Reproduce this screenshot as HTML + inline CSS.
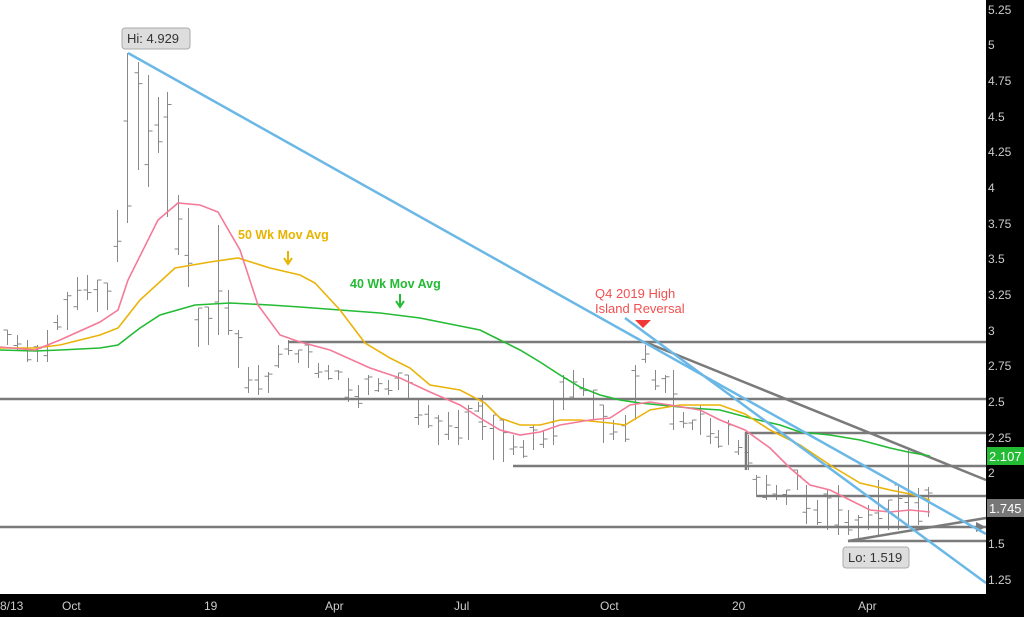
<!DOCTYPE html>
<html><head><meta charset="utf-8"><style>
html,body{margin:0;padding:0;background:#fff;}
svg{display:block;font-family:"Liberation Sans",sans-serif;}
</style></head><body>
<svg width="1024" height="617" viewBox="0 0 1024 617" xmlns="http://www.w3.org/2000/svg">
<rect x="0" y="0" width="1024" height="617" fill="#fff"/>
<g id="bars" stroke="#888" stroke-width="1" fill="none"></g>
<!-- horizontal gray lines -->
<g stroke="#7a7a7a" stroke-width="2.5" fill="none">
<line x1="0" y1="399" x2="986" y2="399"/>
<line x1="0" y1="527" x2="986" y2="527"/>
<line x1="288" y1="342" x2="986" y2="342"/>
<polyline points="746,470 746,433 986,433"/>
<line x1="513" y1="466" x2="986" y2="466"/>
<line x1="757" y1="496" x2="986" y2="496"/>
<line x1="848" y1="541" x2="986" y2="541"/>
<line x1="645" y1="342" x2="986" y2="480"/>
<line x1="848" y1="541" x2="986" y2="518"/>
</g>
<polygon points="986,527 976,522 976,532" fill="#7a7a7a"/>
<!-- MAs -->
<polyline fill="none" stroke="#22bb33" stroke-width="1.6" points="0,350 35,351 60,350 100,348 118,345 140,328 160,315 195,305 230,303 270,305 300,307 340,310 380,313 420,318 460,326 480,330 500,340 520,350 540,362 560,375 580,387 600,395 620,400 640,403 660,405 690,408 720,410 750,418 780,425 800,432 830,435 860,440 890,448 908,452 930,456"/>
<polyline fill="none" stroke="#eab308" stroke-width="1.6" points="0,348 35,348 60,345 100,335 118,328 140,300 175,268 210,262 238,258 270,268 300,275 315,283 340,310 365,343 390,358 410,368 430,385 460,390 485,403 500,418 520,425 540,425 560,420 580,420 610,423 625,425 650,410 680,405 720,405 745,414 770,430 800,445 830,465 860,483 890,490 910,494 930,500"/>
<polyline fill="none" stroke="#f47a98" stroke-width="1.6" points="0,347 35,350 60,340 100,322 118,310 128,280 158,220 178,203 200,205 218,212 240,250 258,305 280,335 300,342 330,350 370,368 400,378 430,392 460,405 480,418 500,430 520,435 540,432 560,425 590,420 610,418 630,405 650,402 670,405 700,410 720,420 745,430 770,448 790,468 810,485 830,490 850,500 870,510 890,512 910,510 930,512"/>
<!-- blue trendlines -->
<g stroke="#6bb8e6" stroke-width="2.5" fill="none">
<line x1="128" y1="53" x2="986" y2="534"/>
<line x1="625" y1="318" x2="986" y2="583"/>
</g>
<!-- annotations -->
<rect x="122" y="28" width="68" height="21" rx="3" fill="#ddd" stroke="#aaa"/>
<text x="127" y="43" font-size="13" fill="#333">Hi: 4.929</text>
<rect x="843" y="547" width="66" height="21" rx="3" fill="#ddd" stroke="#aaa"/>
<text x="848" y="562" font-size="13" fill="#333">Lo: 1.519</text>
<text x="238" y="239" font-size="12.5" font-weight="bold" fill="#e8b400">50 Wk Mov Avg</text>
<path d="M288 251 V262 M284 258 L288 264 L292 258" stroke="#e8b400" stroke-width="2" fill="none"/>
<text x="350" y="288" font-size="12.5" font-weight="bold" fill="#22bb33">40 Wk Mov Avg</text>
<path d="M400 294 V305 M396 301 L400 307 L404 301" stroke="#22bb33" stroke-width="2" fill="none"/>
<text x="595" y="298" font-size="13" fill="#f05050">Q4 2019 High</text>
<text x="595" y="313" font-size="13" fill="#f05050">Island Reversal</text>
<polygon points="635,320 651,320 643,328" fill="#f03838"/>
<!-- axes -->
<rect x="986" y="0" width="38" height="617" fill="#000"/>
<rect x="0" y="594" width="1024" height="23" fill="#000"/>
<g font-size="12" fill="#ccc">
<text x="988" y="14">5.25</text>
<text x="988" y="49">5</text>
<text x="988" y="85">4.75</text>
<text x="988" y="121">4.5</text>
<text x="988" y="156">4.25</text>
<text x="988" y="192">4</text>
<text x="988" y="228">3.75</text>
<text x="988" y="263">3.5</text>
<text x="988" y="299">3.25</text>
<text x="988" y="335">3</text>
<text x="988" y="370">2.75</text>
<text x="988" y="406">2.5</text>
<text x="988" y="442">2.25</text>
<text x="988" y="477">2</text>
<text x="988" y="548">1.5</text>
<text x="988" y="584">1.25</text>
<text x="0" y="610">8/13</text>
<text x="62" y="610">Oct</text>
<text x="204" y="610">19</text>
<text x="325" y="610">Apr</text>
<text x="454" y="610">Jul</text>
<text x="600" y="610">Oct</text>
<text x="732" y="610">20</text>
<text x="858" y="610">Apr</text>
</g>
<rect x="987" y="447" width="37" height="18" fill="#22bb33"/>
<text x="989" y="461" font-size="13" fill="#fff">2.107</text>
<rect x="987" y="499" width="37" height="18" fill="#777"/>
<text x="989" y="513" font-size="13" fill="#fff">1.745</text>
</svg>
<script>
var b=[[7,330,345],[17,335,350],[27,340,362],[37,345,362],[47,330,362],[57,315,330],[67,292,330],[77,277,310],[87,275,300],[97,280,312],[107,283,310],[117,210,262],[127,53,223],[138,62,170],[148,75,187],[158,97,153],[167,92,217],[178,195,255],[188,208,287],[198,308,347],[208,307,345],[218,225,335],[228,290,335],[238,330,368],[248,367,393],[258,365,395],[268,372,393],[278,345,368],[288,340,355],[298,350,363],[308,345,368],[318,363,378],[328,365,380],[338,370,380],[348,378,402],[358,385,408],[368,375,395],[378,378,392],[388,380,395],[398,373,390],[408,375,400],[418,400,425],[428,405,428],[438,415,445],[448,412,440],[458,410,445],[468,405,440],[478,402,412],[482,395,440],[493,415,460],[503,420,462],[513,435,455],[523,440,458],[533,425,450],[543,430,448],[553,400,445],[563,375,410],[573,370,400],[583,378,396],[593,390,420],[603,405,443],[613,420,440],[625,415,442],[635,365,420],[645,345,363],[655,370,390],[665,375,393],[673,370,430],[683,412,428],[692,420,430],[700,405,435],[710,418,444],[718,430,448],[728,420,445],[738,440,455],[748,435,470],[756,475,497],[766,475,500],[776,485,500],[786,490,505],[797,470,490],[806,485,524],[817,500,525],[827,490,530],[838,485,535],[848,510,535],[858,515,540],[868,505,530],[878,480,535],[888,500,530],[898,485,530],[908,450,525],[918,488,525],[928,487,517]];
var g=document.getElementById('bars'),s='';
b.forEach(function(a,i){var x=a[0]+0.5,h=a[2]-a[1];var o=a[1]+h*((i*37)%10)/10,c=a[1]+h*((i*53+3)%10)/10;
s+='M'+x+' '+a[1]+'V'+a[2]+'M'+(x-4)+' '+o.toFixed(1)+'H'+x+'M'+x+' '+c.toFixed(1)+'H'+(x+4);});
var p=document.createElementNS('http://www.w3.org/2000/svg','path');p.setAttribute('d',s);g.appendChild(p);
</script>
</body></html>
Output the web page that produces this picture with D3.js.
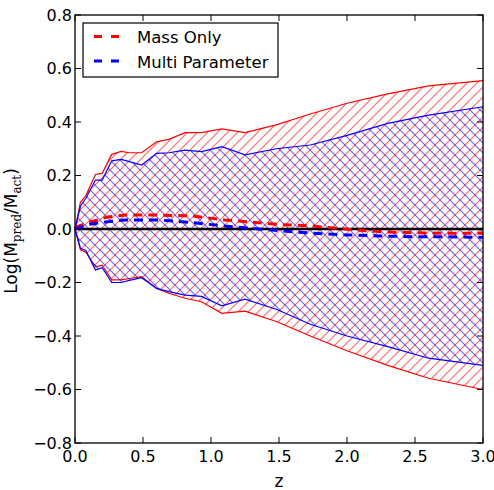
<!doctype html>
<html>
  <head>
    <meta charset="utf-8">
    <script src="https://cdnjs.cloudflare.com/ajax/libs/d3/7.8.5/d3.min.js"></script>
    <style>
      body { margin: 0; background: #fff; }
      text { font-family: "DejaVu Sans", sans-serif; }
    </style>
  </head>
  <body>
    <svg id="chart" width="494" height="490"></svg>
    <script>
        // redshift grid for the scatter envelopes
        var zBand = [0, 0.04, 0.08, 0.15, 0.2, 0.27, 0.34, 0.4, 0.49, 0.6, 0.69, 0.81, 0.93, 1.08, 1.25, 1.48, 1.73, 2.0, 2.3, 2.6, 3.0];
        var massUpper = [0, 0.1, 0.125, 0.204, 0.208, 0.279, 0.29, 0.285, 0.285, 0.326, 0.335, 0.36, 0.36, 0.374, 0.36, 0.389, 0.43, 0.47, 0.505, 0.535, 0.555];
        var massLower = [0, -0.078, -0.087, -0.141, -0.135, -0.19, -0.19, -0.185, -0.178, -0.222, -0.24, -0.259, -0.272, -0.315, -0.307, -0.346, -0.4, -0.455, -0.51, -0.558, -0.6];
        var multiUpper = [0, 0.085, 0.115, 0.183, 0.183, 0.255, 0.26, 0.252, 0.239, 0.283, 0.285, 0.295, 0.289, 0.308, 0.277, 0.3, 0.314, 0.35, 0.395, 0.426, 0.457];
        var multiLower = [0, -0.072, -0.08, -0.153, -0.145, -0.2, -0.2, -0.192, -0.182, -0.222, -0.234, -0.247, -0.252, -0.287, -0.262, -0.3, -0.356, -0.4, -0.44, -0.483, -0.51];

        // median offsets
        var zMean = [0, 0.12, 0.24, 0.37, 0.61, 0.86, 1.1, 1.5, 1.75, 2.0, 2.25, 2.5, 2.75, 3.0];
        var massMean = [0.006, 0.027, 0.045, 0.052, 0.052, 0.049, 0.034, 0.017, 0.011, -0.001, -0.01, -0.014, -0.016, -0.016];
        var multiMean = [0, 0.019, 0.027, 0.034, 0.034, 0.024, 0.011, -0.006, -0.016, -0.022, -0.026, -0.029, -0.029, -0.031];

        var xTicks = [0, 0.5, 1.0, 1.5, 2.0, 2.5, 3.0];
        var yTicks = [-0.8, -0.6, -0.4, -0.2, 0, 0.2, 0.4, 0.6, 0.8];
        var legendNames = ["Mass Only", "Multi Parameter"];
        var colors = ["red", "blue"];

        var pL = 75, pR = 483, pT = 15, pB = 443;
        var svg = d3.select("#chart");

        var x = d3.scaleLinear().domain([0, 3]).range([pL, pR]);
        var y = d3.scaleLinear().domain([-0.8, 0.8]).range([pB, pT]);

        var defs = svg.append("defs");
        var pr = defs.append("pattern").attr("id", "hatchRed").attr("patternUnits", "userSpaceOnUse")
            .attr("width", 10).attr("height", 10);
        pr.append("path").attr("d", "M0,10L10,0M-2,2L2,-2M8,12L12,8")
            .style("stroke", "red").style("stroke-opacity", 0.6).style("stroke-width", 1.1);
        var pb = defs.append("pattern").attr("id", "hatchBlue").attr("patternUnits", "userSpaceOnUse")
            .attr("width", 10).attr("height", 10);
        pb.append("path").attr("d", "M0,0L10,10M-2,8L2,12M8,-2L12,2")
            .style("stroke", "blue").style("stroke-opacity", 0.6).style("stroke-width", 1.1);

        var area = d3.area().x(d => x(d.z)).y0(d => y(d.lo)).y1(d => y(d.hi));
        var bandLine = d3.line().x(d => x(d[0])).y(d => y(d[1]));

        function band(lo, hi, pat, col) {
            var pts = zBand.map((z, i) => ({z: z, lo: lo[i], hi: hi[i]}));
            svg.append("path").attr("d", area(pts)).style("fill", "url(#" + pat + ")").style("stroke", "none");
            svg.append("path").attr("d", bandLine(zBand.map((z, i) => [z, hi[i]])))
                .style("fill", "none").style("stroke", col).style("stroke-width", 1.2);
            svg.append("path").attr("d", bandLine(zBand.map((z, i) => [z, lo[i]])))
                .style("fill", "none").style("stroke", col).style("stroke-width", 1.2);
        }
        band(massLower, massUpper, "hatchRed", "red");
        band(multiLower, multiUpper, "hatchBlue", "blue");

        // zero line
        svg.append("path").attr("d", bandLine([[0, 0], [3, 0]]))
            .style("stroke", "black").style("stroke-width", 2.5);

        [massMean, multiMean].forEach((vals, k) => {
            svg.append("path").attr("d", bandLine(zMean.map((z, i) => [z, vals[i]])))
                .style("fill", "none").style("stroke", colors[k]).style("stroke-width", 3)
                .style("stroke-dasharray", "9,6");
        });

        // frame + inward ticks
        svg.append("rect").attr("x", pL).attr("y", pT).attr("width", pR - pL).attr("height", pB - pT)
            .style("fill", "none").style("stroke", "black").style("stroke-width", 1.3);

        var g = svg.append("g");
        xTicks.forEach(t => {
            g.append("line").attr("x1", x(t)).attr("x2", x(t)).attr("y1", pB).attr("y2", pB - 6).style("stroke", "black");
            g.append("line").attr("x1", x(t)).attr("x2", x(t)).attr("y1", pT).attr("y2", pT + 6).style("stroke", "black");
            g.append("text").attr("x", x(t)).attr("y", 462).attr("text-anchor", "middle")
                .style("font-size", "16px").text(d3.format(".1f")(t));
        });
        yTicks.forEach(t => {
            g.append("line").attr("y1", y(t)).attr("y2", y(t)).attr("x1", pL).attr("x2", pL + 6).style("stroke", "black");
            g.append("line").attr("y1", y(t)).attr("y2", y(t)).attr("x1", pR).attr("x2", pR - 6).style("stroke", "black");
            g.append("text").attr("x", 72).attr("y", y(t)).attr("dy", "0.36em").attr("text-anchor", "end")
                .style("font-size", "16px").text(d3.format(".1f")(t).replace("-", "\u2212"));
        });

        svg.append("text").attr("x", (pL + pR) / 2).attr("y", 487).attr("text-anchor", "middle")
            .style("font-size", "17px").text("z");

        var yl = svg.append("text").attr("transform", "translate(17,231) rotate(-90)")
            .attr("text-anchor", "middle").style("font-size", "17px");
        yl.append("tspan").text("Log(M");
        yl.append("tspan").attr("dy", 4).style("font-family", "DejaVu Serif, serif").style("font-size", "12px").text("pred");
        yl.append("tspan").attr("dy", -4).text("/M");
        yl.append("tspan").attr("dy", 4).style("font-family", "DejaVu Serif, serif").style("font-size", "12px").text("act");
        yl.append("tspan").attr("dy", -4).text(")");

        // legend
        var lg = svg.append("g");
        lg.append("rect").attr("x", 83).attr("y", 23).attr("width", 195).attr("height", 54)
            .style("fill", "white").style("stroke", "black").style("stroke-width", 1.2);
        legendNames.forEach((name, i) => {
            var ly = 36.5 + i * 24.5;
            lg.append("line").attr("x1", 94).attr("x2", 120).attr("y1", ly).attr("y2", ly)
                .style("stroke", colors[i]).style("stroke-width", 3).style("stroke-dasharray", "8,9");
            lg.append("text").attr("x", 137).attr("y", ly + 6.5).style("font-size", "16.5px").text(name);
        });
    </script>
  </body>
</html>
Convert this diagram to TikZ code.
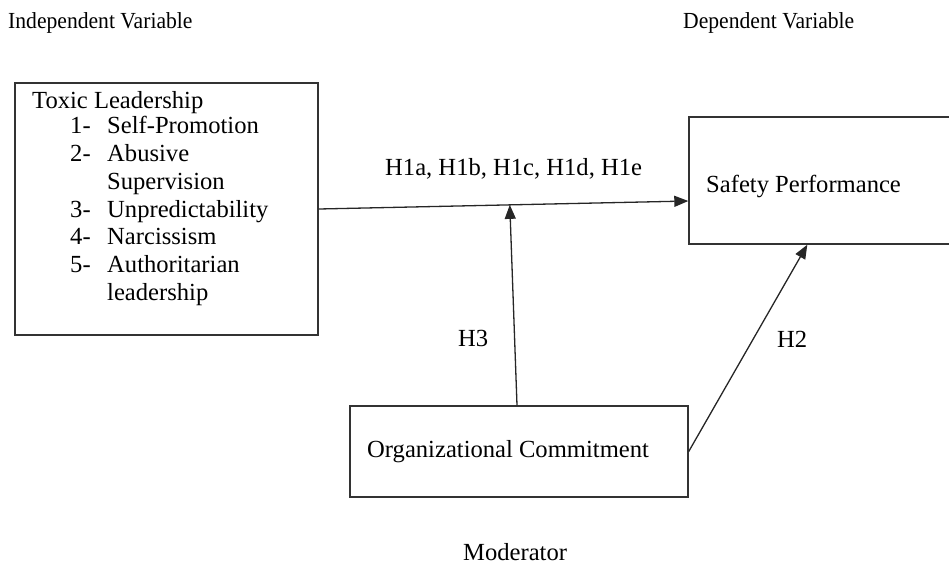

### Goal
From the records above, pick out and copy each line holding the word "this".

### The completed task
Reproduce this screenshot as HTML + inline CSS.
Output the web page that produces this picture with D3.js.
Convert this diagram to TikZ code.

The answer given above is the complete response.